--- Begin ---

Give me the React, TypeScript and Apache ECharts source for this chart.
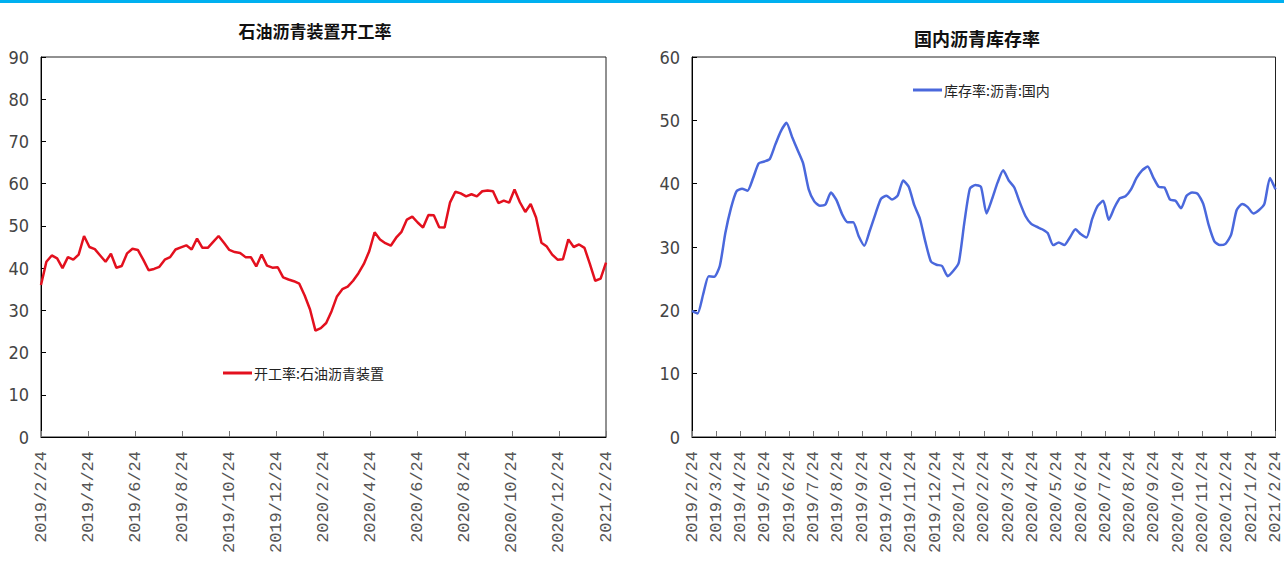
import React, { useEffect, useRef } from "react";
import * as echarts from "echarts";

const leftTitle = "石油沥青装置开工率";
const rightTitle = "国内沥青库存率";
const leftSeriesName = "开工率:石油沥青装置";
const rightSeriesName = "库存率:沥青:国内";

const leftTickLabels = [
  "2019/2/24", "2019/4/24", "2019/6/24", "2019/8/24", "2019/10/24", "2019/12/24",
  "2020/2/24", "2020/4/24", "2020/6/24", "2020/8/24", "2020/10/24", "2020/12/24", "2021/2/24",
];

const rightTickLabels = [
  "2019/2/24", "2019/3/24", "2019/4/24", "2019/5/24", "2019/6/24", "2019/7/24",
  "2019/8/24", "2019/9/24", "2019/10/24", "2019/11/24", "2019/12/24",
  "2020/1/24", "2020/2/24", "2020/3/24", "2020/4/24", "2020/5/24", "2020/6/24",
  "2020/7/24", "2020/8/24", "2020/9/24", "2020/10/24", "2020/11/24", "2020/12/24",
  "2021/1/24", "2021/2/24",
];

const operatingRate = [
  36.0, 41.5, 43.0, 42.3, 40.0, 42.6, 42.0, 43.2, 47.6, 45.0,
  44.5, 43.0, 41.5, 43.4, 40.1, 40.5, 43.5, 44.6, 44.3, 42.0,
  39.5, 39.8, 40.3, 42.0, 42.6, 44.4, 44.9, 45.4, 44.4, 47.0,
  44.8, 44.8, 46.2, 47.6, 46.0, 44.3, 43.8, 43.6, 42.6, 42.6,
  40.4, 43.2, 40.6, 40.1, 40.2, 37.8, 37.3, 36.9, 36.3, 33.5,
  30.2, 25.2, 25.8, 27.0, 29.8, 33.3, 35.0, 35.6, 37.0, 38.8,
  41.0, 44.0, 48.5, 46.8, 45.9, 45.3, 47.2, 48.6, 51.5, 52.2,
  50.8, 49.6, 52.6, 52.5, 49.7, 49.6, 55.5, 58.1, 57.7, 57.0,
  57.5, 57.0, 58.2, 58.4, 58.2, 55.4, 56.0, 55.5, 58.6, 55.6,
  53.3, 55.2, 52.0, 46.0, 45.1, 43.2, 42.0, 42.1, 46.8, 45.0,
  45.6, 44.8, 41.0, 37.0, 37.5, 41.3,
];

const inventoryRate = [
  19.9, 19.5, 22.5, 25.4, 25.3, 27.0, 32.2, 36.1, 38.8, 39.2,
  38.9, 40.9, 43.2, 43.5, 43.9, 46.2, 48.3, 49.6, 47.4, 45.3,
  43.2, 39.1, 37.2, 36.5, 36.7, 38.6, 37.4, 35.2, 33.9, 33.9,
  31.7, 30.2, 32.6, 35.2, 37.6, 38.1, 37.5, 38.1, 40.5, 39.5,
  36.6, 34.5, 30.8, 27.7, 27.2, 27.0, 25.4, 26.2, 27.5, 33.8,
  39.2, 39.8, 39.5, 35.3, 37.6, 40.2, 42.1, 40.5, 39.4, 37.0,
  34.9, 33.7, 33.2, 32.8, 32.2, 30.3, 30.7, 30.3, 31.5, 32.8,
  32.0, 31.5, 34.4, 36.5, 37.3, 34.3, 36.2, 37.7, 38.0, 39.1,
  40.9, 42.1, 42.7, 41.0, 39.5, 39.4, 37.5, 37.3, 36.1, 38.1,
  38.6, 38.4, 36.8, 33.4, 30.9, 30.3, 30.5, 31.9, 35.8, 36.8,
  36.3, 35.3, 35.8, 36.8, 40.9, 39.1,
];

// weekly observation dates, starting 2019/2/24
function weeklyDates(n: number): string[] {
  const out: string[] = [];
  const start = Date.UTC(2019, 1, 24);
  for (let i = 0; i < n; i++) {
    const d = new Date(start + i * 7 * 86400000);
    out.push(`${d.getUTCFullYear()}/${d.getUTCMonth() + 1}/${d.getUTCDate()}`);
  }
  return out;
}

const CJK = "'Noto Sans CJK SC', sans-serif";
const NUM = "'Liberation Sans Narrow', 'DejaVu Sans Condensed', 'Liberation Sans', sans-serif";
const MONO = "'Liberation Mono', 'DejaVu Sans Mono', monospace";

const RED = "#e3101e";
const BLUE = "#4a68dc";

function dataAxis(gridIndex: number, n: number) {
  return {
    gridIndex,
    type: "category",
    data: weeklyDates(n),
    boundaryGap: false,
    show: false,
  };
}

function labelAxis(gridIndex: number, labels: string[]) {
  return {
    gridIndex,
    type: "category",
    data: labels,
    boundaryGap: false,
    position: "bottom",
    axisLine: { show: true, lineStyle: { color: "#000", width: 1 } },
    axisTick: { show: true, inside: true, length: 6, alignWithLabel: true, lineStyle: { color: "#777" } },
    axisLabel: {
      interval: 0,
      rotate: 90,
      margin: 14,
      fontFamily: MONO,
      fontSize: 17,
      color: "#555",
      hideOverlap: false,
    },
    splitLine: { show: false },
  };
}

function valueAxis(gridIndex: number, max: number) {
  return {
    gridIndex,
    type: "value",
    min: 0,
    max,
    interval: 10,
    axisLine: { show: true, lineStyle: { color: "#000", width: 1 } },
    axisTick: { show: true, inside: true, length: 5, lineStyle: { color: "#000" } },
    axisLabel: { margin: 12, fontFamily: NUM, fontSize: 18, color: "#444" },
    splitLine: { show: false },
  };
}

export default function App() {
  const ref = useRef<HTMLDivElement>(null);

  useEffect(() => {
    if (!ref.current) return;
    const chart = echarts.init(ref.current, null, { renderer: "svg" });
    chart.setOption({
      animation: false,
      backgroundColor: "#fff",
      title: [
        {
          text: leftTitle,
          left: 310,
          top: 17,
          textAlign: "center",
          textStyle: { fontFamily: CJK, fontSize: 17, fontWeight: "bold", color: "#111" },
        },
        {
          text: rightTitle,
          left: 972,
          top: 24,
          textAlign: "center",
          textStyle: { fontFamily: CJK, fontSize: 18, fontWeight: "bold", color: "#111" },
        },
      ],
      legend: [
        {
          data: [leftSeriesName],
          left: 218,
          top: 361,
          icon: "rect",
          itemWidth: 29,
          itemHeight: 3,
          textStyle: { fontFamily: CJK, fontSize: 14, color: "#222", padding: [0, 0, 0, -3] },
        },
        {
          data: [rightSeriesName],
          left: 908,
          top: 78,
          icon: "rect",
          itemWidth: 29,
          itemHeight: 3,
          textStyle: { fontFamily: CJK, fontSize: 14, color: "#222", padding: [0, 0, 0, -3] },
        },
      ],
      grid: [
        { left: 41, top: 57, width: 565, height: 380, show: true, borderColor: "#222", borderWidth: 1, backgroundColor: "transparent" },
        { left: 692, top: 57, width: 587, height: 380, show: true, borderColor: "#222", borderWidth: 1, backgroundColor: "transparent" },
      ],
      xAxis: [
        dataAxis(0, operatingRate.length),
        labelAxis(0, leftTickLabels),
        dataAxis(1, inventoryRate.length),
        labelAxis(1, rightTickLabels),
      ],
      yAxis: [valueAxis(0, 90), valueAxis(1, 60)],
      series: [
        {
          name: leftSeriesName,
          type: "line",
          xAxisIndex: 0,
          yAxisIndex: 0,
          data: operatingRate,
          symbol: "none",
          lineStyle: { color: RED, width: 2.5 },
          itemStyle: { color: RED },
        },
        {
          name: rightSeriesName,
          type: "line",
          xAxisIndex: 2,
          yAxisIndex: 1,
          data: inventoryRate,
          symbol: "none",
          smooth: 0.2,
          lineStyle: { color: BLUE, width: 2.5 },
          itemStyle: { color: BLUE },
        },
      ],
      graphic: [
        {
          type: "rect",
          left: 0,
          top: 0,
          shape: { x: 0, y: 0, width: 1284, height: 3 },
          style: { fill: "#00b0f0" },
        },
      ],
    });
    return () => chart.dispose();
  }, []);

  return (
    <div
      ref={ref}
      style={{ position: "absolute", left: 0, top: 0, width: 1284, height: 570, background: "#fff" }}
    />
  );
}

--- End ---

Which lines hold the string "React"? Copy all of them from the data above.

Output for this exercise:
Give me the React, TypeScript and Apache ECharts source for this chart.
import React, { useEffect, useRef } from "react";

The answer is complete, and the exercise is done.